- Calling it as ‘Patriotism Levy’, Finance and Planning minister Mwigulu Nchemba said it was important that every Tanzanian took part in it.
- “With this levy, we seek to boost the government’s funds so we can take care of our pressing needs. We have schools that do not have running water. Apart from cholera, there is also the global Covid-19 pandemic that requires hand washing. The money will be paid through mobile money transactions,” he said an interview a few days before the new law came into effect.
Dar es Salaam. Four days after the Electronic and Postal Communication Act (CAP 306) came into effect, the Tanzania Mobile Network Operators Association (Tamnoa) has said the business has dropped drastically, therefore asking government to amend the new charges.
In efforts to raise its revenue collections by Sh1.254 trillion to partly fund the Sh36.68 trillion budget for the 2021/22 financial year, the government last month amended the Electronic and Postal Communication Act (CAP 306) by imposing a levy on all mobile money transactions, depending on the amount sent and withdrawn.
Calling it as ‘Patriotism Levy’, Finance and Planning minister Mwigulu Nchemba said it was important that every Tanzanian took part in it.
“With this levy, we seek to boost the government’s funds so we can take care of our pressing needs. We have schools that do not have running water. Apart from cholera, there is also the global Covid-19 pandemic that requires hand washing. The money will be paid through mobile money transactions,” he said an interview a few days before the new law came into effect.
Tamnoa chairman, Hisham Hendi who is also the CEO of Vodacom Tanzania Plc said millions of customers had stopped using their services, especially those in rural areas, due to rising costs which threatened their businesses.
“Customers complain a lot, especially in rural areas, although we continue to provide the best possible services, recognizing that mobile financial services are an important service to the community. We believe the Government will see this and take appropriate action because this tax affects business and hurts the people, ”said Hendi in a joint statement issued by Tamnoa.
Despite losing business, telecommunications companies providing financial services namely Vodacom (Mpesa), Tigo (Tigopesa), Airtel (Airtel Money), Halotel (Halopesa), Zantel (Eazypesa) and the Tanzania Telecommunications Corporation (TTCL Pesa), said the tax reduces competition in the market as well as reduces the motivation to invest more.
In a bid to recover, Hendi said telecommunications companies will continue to engage the Government and Parliament to state their concerns which he believes will be worked out for the benefit of the nation.
He said they were taking such steps in the realization that the situation could worsen in the future, as the five days of the first deduction were not going well.
“Revenue has dropped drastically because consumers are not using our services as they were in the beginning.

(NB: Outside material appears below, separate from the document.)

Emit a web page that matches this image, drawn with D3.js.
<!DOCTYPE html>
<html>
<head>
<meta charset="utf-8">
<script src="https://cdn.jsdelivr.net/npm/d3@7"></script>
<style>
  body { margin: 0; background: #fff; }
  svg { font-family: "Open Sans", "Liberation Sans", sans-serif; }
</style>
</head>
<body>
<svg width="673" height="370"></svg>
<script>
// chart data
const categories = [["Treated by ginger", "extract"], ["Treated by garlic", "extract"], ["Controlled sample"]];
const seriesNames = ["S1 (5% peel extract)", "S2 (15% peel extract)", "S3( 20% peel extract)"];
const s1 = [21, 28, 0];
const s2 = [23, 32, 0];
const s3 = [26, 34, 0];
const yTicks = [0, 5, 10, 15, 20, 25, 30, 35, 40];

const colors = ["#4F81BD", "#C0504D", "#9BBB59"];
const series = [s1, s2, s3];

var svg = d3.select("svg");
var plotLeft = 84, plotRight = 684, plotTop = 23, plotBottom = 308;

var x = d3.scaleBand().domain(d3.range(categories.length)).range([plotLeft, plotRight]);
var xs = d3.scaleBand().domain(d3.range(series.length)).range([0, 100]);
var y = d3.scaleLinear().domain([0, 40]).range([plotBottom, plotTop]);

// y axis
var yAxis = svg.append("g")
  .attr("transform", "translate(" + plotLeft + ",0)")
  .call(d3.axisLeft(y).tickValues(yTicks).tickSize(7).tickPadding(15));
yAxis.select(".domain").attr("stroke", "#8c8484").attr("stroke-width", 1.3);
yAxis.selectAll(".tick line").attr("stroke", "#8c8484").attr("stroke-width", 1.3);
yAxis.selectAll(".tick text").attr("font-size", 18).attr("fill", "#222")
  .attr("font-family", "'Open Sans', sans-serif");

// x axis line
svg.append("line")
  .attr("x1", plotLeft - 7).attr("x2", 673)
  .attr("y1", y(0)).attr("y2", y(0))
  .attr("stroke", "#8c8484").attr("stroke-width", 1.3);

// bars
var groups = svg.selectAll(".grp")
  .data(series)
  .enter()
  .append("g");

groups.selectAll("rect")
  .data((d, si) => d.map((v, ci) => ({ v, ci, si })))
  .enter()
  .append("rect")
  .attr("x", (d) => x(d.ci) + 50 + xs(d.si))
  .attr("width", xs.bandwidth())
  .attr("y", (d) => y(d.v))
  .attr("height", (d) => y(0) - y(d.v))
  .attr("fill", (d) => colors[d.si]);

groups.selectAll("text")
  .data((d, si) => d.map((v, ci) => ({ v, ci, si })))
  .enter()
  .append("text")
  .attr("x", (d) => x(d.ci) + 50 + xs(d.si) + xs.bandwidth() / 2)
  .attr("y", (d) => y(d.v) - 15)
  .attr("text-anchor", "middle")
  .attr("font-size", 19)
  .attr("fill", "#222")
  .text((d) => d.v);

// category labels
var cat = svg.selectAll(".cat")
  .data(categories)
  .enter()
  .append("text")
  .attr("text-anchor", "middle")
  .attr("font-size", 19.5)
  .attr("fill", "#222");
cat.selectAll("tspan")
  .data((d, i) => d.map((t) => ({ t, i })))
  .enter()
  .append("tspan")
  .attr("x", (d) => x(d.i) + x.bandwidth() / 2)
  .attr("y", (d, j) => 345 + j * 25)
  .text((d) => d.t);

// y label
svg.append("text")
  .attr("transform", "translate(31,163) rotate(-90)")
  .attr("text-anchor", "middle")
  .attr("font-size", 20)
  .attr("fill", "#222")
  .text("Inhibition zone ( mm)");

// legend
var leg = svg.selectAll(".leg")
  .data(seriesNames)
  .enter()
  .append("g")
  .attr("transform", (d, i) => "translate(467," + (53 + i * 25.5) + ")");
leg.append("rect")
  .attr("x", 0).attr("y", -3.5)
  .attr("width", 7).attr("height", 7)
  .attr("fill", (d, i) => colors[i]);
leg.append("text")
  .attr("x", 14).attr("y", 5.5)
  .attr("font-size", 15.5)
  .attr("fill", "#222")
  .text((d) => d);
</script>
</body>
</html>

The situation is not good, “he said.
On tax equality, the Executive Director of the Tanzania Private Sector Foundation (TPFS), Francis Nanai said the best tax system is the one that involves many people, with taxes being levied at smaller rates.
"The idea of introducing a transaction tax was a good thing but the rates charged are not friendly. TPSF we hear complaints but we believe nothing is impossible. The government should sit down with stakeholders to reconsider these standards and banks should not be left out of this. Due to technology, the phone is also a bank. There are people who borrow or keep savings on their phones,”said Nanai.
Listening to feedback from service providers, customers and agents of mobile financial services, the director said there was a need to conduct research to determine the most appropriate way to implement this tax.
What service providers say
In more or less similar vein, mobile money agents already claim that customers were blaming them for the steep charges, with some saying they were being short-changed.
In a recently interview with The Citizen an agent based at Tabata in the city, Mr Toni James, said some customers accuse him of scamming by deducting inordinately huge sums in money withdrawal transactions.
“The business is already dropping. Today (yesterday), people have not being using the mobile money transactions as they normally do in the recent past,” he lamented.
Ms Rahel Farahani said, “My business is a home-based bakery. I rely on network customers because I don’t have business premises. These deductions are going to seriously hurt my business - and I am considering to shift to another location from home.”
Ms Farahani also claimed that the government decision on the new charges will hurt people including self-employed women and youths.